*PROVIDED MATERIAL:*
============

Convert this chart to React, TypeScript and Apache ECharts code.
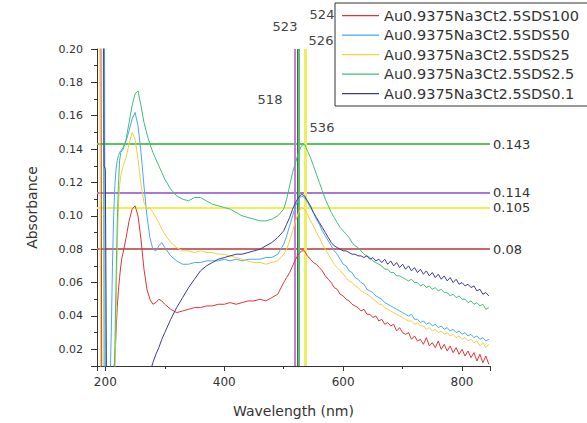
import React, { useEffect, useRef } from 'react';
import * as echarts from 'echarts';

const wavelengths = [
  186, 188, 190, 192, 194, 196, 198, 200, 202, 204, 206, 208, 210, 212, 214, 216, 218, 220, 222, 224, 226, 228, 230,
  235, 240, 245, 250, 255, 260, 265, 270, 275, 280, 285, 290, 295, 300,
  310, 320, 330, 340, 350, 360, 370, 380, 390, 400, 410, 420, 430, 440, 450, 460, 470, 480, 490, 500,
  505, 510, 515, 520, 525, 530, 535, 540, 545, 550,
  555, 560, 565, 570, 575, 580, 585, 590, 595, 600,
  605, 610, 615, 620, 625, 630, 635, 640, 645, 650,
  655, 660, 665, 670, 675, 680, 685, 690, 695, 700,
  705, 710, 715, 720, 725, 730, 735, 740, 745, 750,
  755, 760, 765, 770, 775, 780, 785, 790, 795, 800,
  805, 810, 815, 820, 825, 830, 835, 840, 845,
];

const sds100 = [
  0.3, 0.3, 0.3, 0.3, 0, 0, 0, 0, 0, 0, 0, 0, 0, 0, 0, 0.012, 0.03, 0.045, 0.055, 0.063, 0.07, 0.075, 0.078,
  0.087, 0.097, 0.104, 0.106, 0.1, 0.086, 0.068, 0.056, 0.05, 0.047, 0.048, 0.05, 0.049, 0.047,
  0.044, 0.042, 0.043, 0.044, 0.045, 0.045, 0.046, 0.046, 0.047, 0.047, 0.048, 0.047, 0.048, 0.049, 0.049, 0.05, 0.049, 0.051, 0.053, 0.06,
  0.063, 0.066, 0.07, 0.074, 0.077, 0.079, 0.079, 0.076, 0.074, 0.072,
  0.071, 0.069, 0.067, 0.064, 0.062, 0.06, 0.057, 0.056, 0.053, 0.052,
  0.05, 0.049, 0.047, 0.046, 0.045, 0.043, 0.044, 0.041, 0.041, 0.039,
  0.04, 0.037, 0.038, 0.035, 0.036, 0.034, 0.035, 0.031, 0.033, 0.03,
  0.029, 0.03, 0.026, 0.028, 0.025, 0.026, 0.023, 0.027, 0.022, 0.024,
  0.021, 0.025, 0.02, 0.023, 0.019, 0.022, 0.018, 0.021, 0.017, 0.02,
  0.016, 0.019, 0.015, 0.018, 0.013, 0.017, 0.012, 0.016, 0.011,
];

const sds50 = [
  0.3, 0.3, 0.3, 0.3, 0.3, 0.3, 0.3, 0, 0, 0, 0, 0, 0.03, 0.07, 0.1, 0.118, 0.128, 0.133, 0.136, 0.138, 0.139, 0.14, 0.141,
  0.145, 0.151, 0.158, 0.162, 0.154, 0.138, 0.118, 0.1, 0.087, 0.08, 0.079, 0.082, 0.084, 0.081,
  0.076, 0.073, 0.071, 0.071, 0.072, 0.072, 0.073, 0.073, 0.073, 0.074, 0.073, 0.074, 0.073, 0.074, 0.074, 0.074, 0.075, 0.075, 0.077, 0.083,
  0.088, 0.094, 0.1, 0.106, 0.11, 0.112, 0.111, 0.108, 0.105, 0.102,
  0.098, 0.095, 0.091, 0.088, 0.085, 0.082, 0.079, 0.077, 0.074, 0.071,
  0.07, 0.067, 0.066, 0.063, 0.062, 0.06, 0.059, 0.056, 0.055, 0.054,
  0.052, 0.051, 0.05, 0.048, 0.047, 0.046, 0.045, 0.044, 0.043, 0.042,
  0.041, 0.04, 0.041, 0.038, 0.038, 0.036, 0.037, 0.035, 0.036, 0.034,
  0.035, 0.033, 0.034, 0.032, 0.033, 0.031, 0.032, 0.03, 0.031, 0.029,
  0.03, 0.028, 0.029, 0.027, 0.028, 0.026, 0.027, 0.025, 0.026,
];

const sds25 = [
  0.3, 0.3, 0.3, 0, 0, 0, 0, 0, 0, 0, 0, 0, 0, 0, 0, 0, 0.04, 0.08, 0.105, 0.118, 0.124, 0.127, 0.13,
  0.135, 0.143, 0.15, 0.146, 0.134, 0.119, 0.108, 0.104, 0.105, 0.102, 0.099, 0.096, 0.092, 0.089,
  0.084, 0.081, 0.079, 0.079, 0.078, 0.079, 0.078, 0.078, 0.077, 0.077, 0.076, 0.075, 0.074, 0.073, 0.072, 0.072, 0.071, 0.072, 0.073, 0.077,
  0.08, 0.085, 0.091, 0.097, 0.102, 0.105, 0.104, 0.101, 0.097, 0.094,
  0.09, 0.087, 0.083, 0.08, 0.077, 0.074, 0.071, 0.069, 0.067, 0.065,
  0.063, 0.061, 0.06, 0.058, 0.057, 0.055, 0.054, 0.053, 0.052, 0.05,
  0.049, 0.047, 0.047, 0.045, 0.044, 0.043, 0.042, 0.041, 0.04, 0.039,
  0.038, 0.037, 0.037, 0.035, 0.036, 0.034, 0.034, 0.032, 0.033, 0.031,
  0.032, 0.03, 0.031, 0.029, 0.03, 0.028, 0.029, 0.027, 0.028, 0.026,
  0.027, 0.025, 0.026, 0.024, 0.025, 0.022, 0.024, 0.021, 0.023,
];

const sds2_5 = [
  0.3, 0.3, 0.3, 0.3, 0.3, 0.3, 0, 0, 0, 0, 0, 0, 0, 0, 0, 0.02, 0.06, 0.095, 0.118, 0.133, 0.138, 0.139, 0.14,
  0.146, 0.156, 0.166, 0.173, 0.175, 0.166, 0.156, 0.149, 0.143, 0.138, 0.134, 0.13, 0.126, 0.122,
  0.116, 0.112, 0.11, 0.109, 0.111, 0.111, 0.109, 0.107, 0.106, 0.105, 0.104, 0.102, 0.1, 0.099, 0.098, 0.097, 0.097, 0.098, 0.1, 0.104,
  0.11, 0.118, 0.126, 0.132, 0.138, 0.142, 0.143, 0.139, 0.135, 0.13,
  0.125, 0.12, 0.115, 0.11, 0.106, 0.102, 0.099, 0.096, 0.093, 0.091,
  0.089, 0.087, 0.084, 0.082, 0.081, 0.079, 0.077, 0.076, 0.075, 0.073,
  0.072, 0.071, 0.07, 0.068, 0.068, 0.066, 0.066, 0.064, 0.064, 0.063,
  0.062, 0.061, 0.062, 0.06, 0.06, 0.058, 0.059, 0.057, 0.058, 0.056,
  0.057, 0.055, 0.056, 0.054, 0.054, 0.052, 0.053, 0.051, 0.052, 0.05,
  0.05, 0.048, 0.049, 0.047, 0.048, 0.046, 0.047, 0.044, 0.045,
];

const sds0_1 = [
  0.3, 0.3, 0.3, 0.3, 0.3, 0.3, 0.13, 0.128, 0, 0, 0, 0, 0, 0, 0, 0, 0, 0, 0, 0, 0, 0, 0,
  0, 0, 0, 0, 0, 0, 0, 0.002, 0.006, 0.012, 0.017, 0.021, 0.026, 0.03,
  0.038, 0.045, 0.051, 0.057, 0.062, 0.067, 0.07, 0.072, 0.074, 0.075, 0.076, 0.077, 0.077, 0.078, 0.079, 0.08, 0.082, 0.084, 0.087, 0.091,
  0.095, 0.099, 0.104, 0.108, 0.111, 0.113, 0.112, 0.109, 0.106, 0.102,
  0.099, 0.096, 0.093, 0.09, 0.087, 0.084, 0.082, 0.081, 0.08, 0.079,
  0.079, 0.078, 0.077, 0.077, 0.076, 0.076, 0.075, 0.076, 0.074, 0.075,
  0.073, 0.074, 0.072, 0.074, 0.071, 0.073, 0.07, 0.072, 0.069, 0.071,
  0.068, 0.07, 0.067, 0.069, 0.066, 0.068, 0.065, 0.067, 0.064, 0.066,
  0.063, 0.065, 0.062, 0.064, 0.061, 0.063, 0.06, 0.062, 0.059, 0.06,
  0.058, 0.059, 0.057, 0.058, 0.055, 0.056, 0.053, 0.054, 0.052,
];

const seriesNames = [
  'Au0.9375Na3Ct2.5SDS100',
  'Au0.9375Na3Ct2.5SDS50',
  'Au0.9375Na3Ct2.5SDS25',
  'Au0.9375Na3Ct2.5SDS2.5',
  'Au0.9375Na3Ct2.5SDS0.1',
];
const seriesColors = ['#e03535', '#4aa8f0', '#f2d040', '#3fbf78', '#3c3c8e'];

const levelValues = [0.08, 0.105, 0.114, 0.143];
const levelColors = ['#c86a6a', '#f0f050', '#a878d8', '#5cc45c'];

const peakWavelengths = [518, 523, 524, 526, 536];
const peakColors = ['#c47fdc', '#d07090', '#4e6060', '#5cbf6c', '#eeee60'];
const peakLabelPos = [
  [270, 99],
  [285, 26],
  [322, 14],
  [321, 40],
  [322, 127],
];

const FONT = 'DejaVu Sans';
const LEGEND_LINE_ICON = 'path://M0,0 L0,0 M0,6.5 L37,6.5 L37,7.7 L0,7.7 Z M37,14 L37,14';

export default function App() {
  const ref = useRef<HTMLDivElement>(null);

  useEffect(() => {
    document.body.style.margin = '0';
    if (!ref.current) return;
    const chart = echarts.init(ref.current, null, { renderer: 'svg' });
    const all = [sds100, sds50, sds25, sds2_5, sds0_1];

    const series: any[] = all.map((vals, i) => ({
      name: seriesNames[i],
      type: 'line',
      data: wavelengths.map((w, j) => [w, vals[j]]),
      symbol: 'none',
      showSymbol: false,
      lineStyle: { width: 1, color: seriesColors[i] },
      itemStyle: { color: seriesColors[i] },
      z: 3,
    }));

    series[0].markLine = {
      silent: true,
      symbol: ['none', 'none'],
      precision: 3,
      z: 2,
      data: [
        ...levelValues.map((v, i) => ({
          yAxis: v,
          lineStyle: { color: levelColors[i], width: 2, type: 'solid' },
          label: {
            show: true,
            position: 'end',
            formatter: String(v),
            color: '#333',
            fontSize: 13,
            fontFamily: FONT,
            distance: 3,
          },
        })),
        ...peakWavelengths.map((w, i) => ({
          xAxis: w,
          lineStyle: { color: peakColors[i], width: i === 4 ? 3 : 2, type: 'solid' },
          label: { show: false },
        })),
      ],
    };

    chart.setOption({
      animation: false,
      backgroundColor: '#ffffff',
      grid: { left: 97, right: 97, top: 49, bottom: 54, containLabel: false },
      legend: {
        data: seriesNames.map((n) => ({ name: n, icon: LEGEND_LINE_ICON })),
        orient: 'vertical',
        left: 335,
        top: 3,
        padding: [5, 10, 5, 7],
        itemGap: 4.5,
        itemWidth: 37,
        itemHeight: 14,
        borderColor: '#333',
        borderWidth: 1,
        borderRadius: 0,
        backgroundColor: '#ffffff',
        z: 10,
        textStyle: { fontFamily: FONT, fontSize: 14.5, color: '#333' },
      },
      xAxis: {
        type: 'value',
        min: 186,
        max: 847,
        splitNumber: 3,
        name: 'Wavelength (nm)',
        nameLocation: 'middle',
        nameGap: 38,
        nameTextStyle: { fontFamily: FONT, fontSize: 14, color: '#333' },
        axisLine: { show: true, lineStyle: { color: '#333', width: 1 } },
        axisTick: { show: true, length: 5, lineStyle: { color: '#333' } },
        minorTick: { show: true, splitNumber: 2, length: 3, lineStyle: { color: '#333' } },
        splitLine: { show: false },
        axisLabel: {
          margin: 10,
          fontFamily: FONT,
          fontSize: 12,
          color: '#333',
          formatter: (v: number) => (Math.round(v) % 200 === 0 ? String(Math.round(v)) : ''),
        },
      },
      yAxis: {
        type: 'value',
        min: 0.01,
        max: 0.2,
        splitNumber: 10,
        name: 'Absorbance',
        nameLocation: 'middle',
        nameGap: 58,
        nameTextStyle: { fontFamily: FONT, fontSize: 14, color: '#333' },
        axisLine: { show: true, lineStyle: { color: '#333', width: 1 } },
        axisTick: { show: true, length: 6, lineStyle: { color: '#333' } },
        minorTick: { show: true, splitNumber: 2, length: 3, lineStyle: { color: '#333' } },
        splitLine: { show: false },
        axisLabel: {
          margin: 14,
          fontFamily: FONT,
          fontSize: 11,
          color: '#333',
          showMinLabel: false,
          formatter: (v: number) => (Math.abs(v - 0.01) < 1e-9 ? '' : v.toFixed(2)),
        },
      },
      graphic: peakWavelengths.map((w, i) => ({
        type: 'text',
        x: peakLabelPos[i][0],
        y: peakLabelPos[i][1],
        z: 5,
        style: {
          text: String(w),
          fill: '#444',
          fontSize: 13,
          fontFamily: FONT,
          align: 'center',
          verticalAlign: 'middle',
        },
      })),
      series,
    });

    return () => {
      chart.dispose();
    };
  }, []);

  return <div ref={ref} style={{ width: 587, height: 423 }} />;
}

============

*EXERCISE TASK:*
From the first line above down to the line with "import * as echarts from 'echarts';", reproduce every line and no others, omitting pictures.

*WRITTEN ANSWER:*
Convert this chart to React, TypeScript and Apache ECharts code.
import React, { useEffect, useRef } from 'react';
import * as echarts from 'echarts';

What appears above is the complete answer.